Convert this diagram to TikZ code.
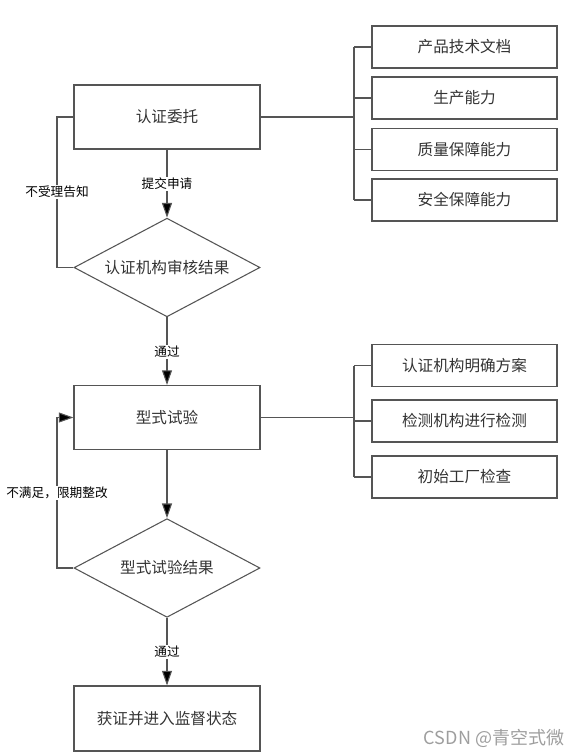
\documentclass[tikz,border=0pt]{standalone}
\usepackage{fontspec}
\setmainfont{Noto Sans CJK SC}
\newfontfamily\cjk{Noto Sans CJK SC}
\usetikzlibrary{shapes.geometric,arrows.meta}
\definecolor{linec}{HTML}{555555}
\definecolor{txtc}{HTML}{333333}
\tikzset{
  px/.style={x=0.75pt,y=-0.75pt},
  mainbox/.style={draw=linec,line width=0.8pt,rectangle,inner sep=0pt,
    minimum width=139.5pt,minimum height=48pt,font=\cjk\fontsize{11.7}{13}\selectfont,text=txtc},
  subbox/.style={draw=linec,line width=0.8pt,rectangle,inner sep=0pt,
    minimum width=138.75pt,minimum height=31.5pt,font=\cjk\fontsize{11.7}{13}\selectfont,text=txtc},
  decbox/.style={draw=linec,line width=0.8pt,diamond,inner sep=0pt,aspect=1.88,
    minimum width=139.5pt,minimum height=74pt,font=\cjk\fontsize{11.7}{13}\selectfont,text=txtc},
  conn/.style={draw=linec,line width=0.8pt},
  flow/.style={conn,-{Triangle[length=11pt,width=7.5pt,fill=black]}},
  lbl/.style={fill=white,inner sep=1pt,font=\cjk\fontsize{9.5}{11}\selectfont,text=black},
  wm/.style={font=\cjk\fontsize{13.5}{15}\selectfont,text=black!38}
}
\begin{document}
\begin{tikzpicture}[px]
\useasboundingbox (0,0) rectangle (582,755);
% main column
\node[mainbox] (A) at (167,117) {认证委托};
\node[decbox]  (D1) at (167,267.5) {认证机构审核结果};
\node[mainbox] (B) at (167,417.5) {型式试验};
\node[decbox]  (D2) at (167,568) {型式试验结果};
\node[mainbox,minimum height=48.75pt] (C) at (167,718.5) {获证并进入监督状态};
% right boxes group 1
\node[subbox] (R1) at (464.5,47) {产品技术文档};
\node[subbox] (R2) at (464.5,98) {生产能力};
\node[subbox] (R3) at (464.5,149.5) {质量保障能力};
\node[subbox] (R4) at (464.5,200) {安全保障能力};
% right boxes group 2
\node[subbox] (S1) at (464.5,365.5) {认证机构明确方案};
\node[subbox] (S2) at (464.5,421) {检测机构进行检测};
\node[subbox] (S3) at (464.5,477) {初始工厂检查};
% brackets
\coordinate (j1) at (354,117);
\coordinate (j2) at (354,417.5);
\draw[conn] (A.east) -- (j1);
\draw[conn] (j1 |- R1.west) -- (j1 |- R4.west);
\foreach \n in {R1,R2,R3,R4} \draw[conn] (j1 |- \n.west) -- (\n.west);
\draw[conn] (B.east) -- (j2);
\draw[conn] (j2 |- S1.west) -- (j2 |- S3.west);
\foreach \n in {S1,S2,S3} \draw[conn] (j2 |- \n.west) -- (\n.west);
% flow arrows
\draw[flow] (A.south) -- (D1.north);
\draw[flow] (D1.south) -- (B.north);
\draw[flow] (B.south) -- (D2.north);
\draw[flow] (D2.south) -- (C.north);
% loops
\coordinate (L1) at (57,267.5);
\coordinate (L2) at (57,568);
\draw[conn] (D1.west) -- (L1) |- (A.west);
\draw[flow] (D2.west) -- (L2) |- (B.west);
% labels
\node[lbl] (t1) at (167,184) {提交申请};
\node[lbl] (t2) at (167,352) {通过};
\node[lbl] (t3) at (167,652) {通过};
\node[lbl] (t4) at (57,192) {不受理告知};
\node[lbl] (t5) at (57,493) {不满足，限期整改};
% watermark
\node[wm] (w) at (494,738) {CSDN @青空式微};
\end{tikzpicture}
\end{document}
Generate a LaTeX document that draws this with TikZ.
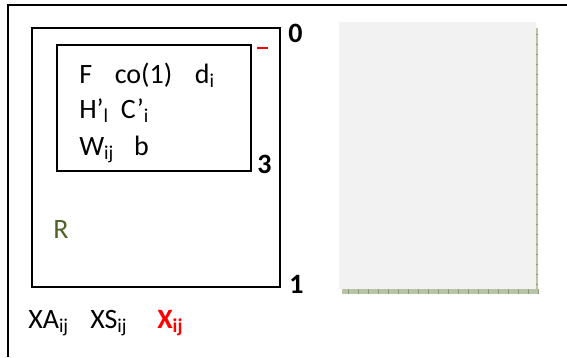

=-=-=

**YOUR TASK**.
Exact duplication of all the records is required; pictures are omitted from the copy.

**EXERCISE OUTPUT**.
Convert this diagram to TikZ code.
\documentclass[tikz,border=0pt]{standalone}
\usepackage{fontspec}
\setmainfont{Noto Sans CJK SC}
\newfontfamily\cjk{Noto Sans CJK SC}
\usetikzlibrary{shapes.geometric,arrows.meta}
\definecolor{linec}{HTML}{555555}
\definecolor{txtc}{HTML}{333333}
\tikzset{
  px/.style={x=0.75pt,y=-0.75pt},
  mainbox/.style={draw=linec,line width=0.8pt,rectangle,inner sep=0pt,
    minimum width=139.5pt,minimum height=48pt,font=\cjk\fontsize{11.7}{13}\selectfont,text=txtc},
  subbox/.style={draw=linec,line width=0.8pt,rectangle,inner sep=0pt,
    minimum width=138.75pt,minimum height=31.5pt,font=\cjk\fontsize{11.7}{13}\selectfont,text=txtc},
  decbox/.style={draw=linec,line width=0.8pt,diamond,inner sep=0pt,aspect=1.88,
    minimum width=139.5pt,minimum height=74pt,font=\cjk\fontsize{11.7}{13}\selectfont,text=txtc},
  conn/.style={draw=linec,line width=0.8pt},
  flow/.style={conn,-{Triangle[length=11pt,width=7.5pt,fill=black]}},
  lbl/.style={fill=white,inner sep=1pt,font=\cjk\fontsize{9.5}{11}\selectfont,text=black},
  wm/.style={font=\cjk\fontsize{13.5}{15}\selectfont,text=black!38}
}
\begin{document}
\begin{tikzpicture}[px]
\useasboundingbox (0,0) rectangle (582,755);
% main column
\node[mainbox] (A) at (167,117) {认证委托};
\node[decbox]  (D1) at (167,267.5) {认证机构审核结果};
\node[mainbox] (B) at (167,417.5) {型式试验};
\node[decbox]  (D2) at (167,568) {型式试验结果};
\node[mainbox,minimum height=48.75pt] (C) at (167,718.5) {获证并进入监督状态};
% right boxes group 1
\node[subbox] (R1) at (464.5,47) {产品技术文档};
\node[subbox] (R2) at (464.5,98) {生产能力};
\node[subbox] (R3) at (464.5,149.5) {质量保障能力};
\node[subbox] (R4) at (464.5,200) {安全保障能力};
% right boxes group 2
\node[subbox] (S1) at (464.5,365.5) {认证机构明确方案};
\node[subbox] (S2) at (464.5,421) {检测机构进行检测};
\node[subbox] (S3) at (464.5,477) {初始工厂检查};
% brackets
\coordinate (j1) at (354,117);
\coordinate (j2) at (354,417.5);
\draw[conn] (A.east) -- (j1);
\draw[conn] (j1 |- R1.west) -- (j1 |- R4.west);
\foreach \n in {R1,R2,R3,R4} \draw[conn] (j1 |- \n.west) -- (\n.west);
\draw[conn] (B.east) -- (j2);
\draw[conn] (j2 |- S1.west) -- (j2 |- S3.west);
\foreach \n in {S1,S2,S3} \draw[conn] (j2 |- \n.west) -- (\n.west);
% flow arrows
\draw[flow] (A.south) -- (D1.north);
\draw[flow] (D1.south) -- (B.north);
\draw[flow] (B.south) -- (D2.north);
\draw[flow] (D2.south) -- (C.north);
% loops
\coordinate (L1) at (57,267.5);
\coordinate (L2) at (57,568);
\draw[conn] (D1.west) -- (L1) |- (A.west);
\draw[flow] (D2.west) -- (L2) |- (B.west);
% labels
\node[lbl] (t1) at (167,184) {提交申请};
\node[lbl] (t2) at (167,352) {通过};
\node[lbl] (t3) at (167,652) {通过};
\node[lbl] (t4) at (57,192) {不受理告知};
\node[lbl] (t5) at (57,493) {不满足，限期整改};
% watermark
\node[wm] (w) at (494,738) {CSDN @青空式微};
\end{tikzpicture}
\end{document}
Generate a LaTeX document that draws this with TikZ.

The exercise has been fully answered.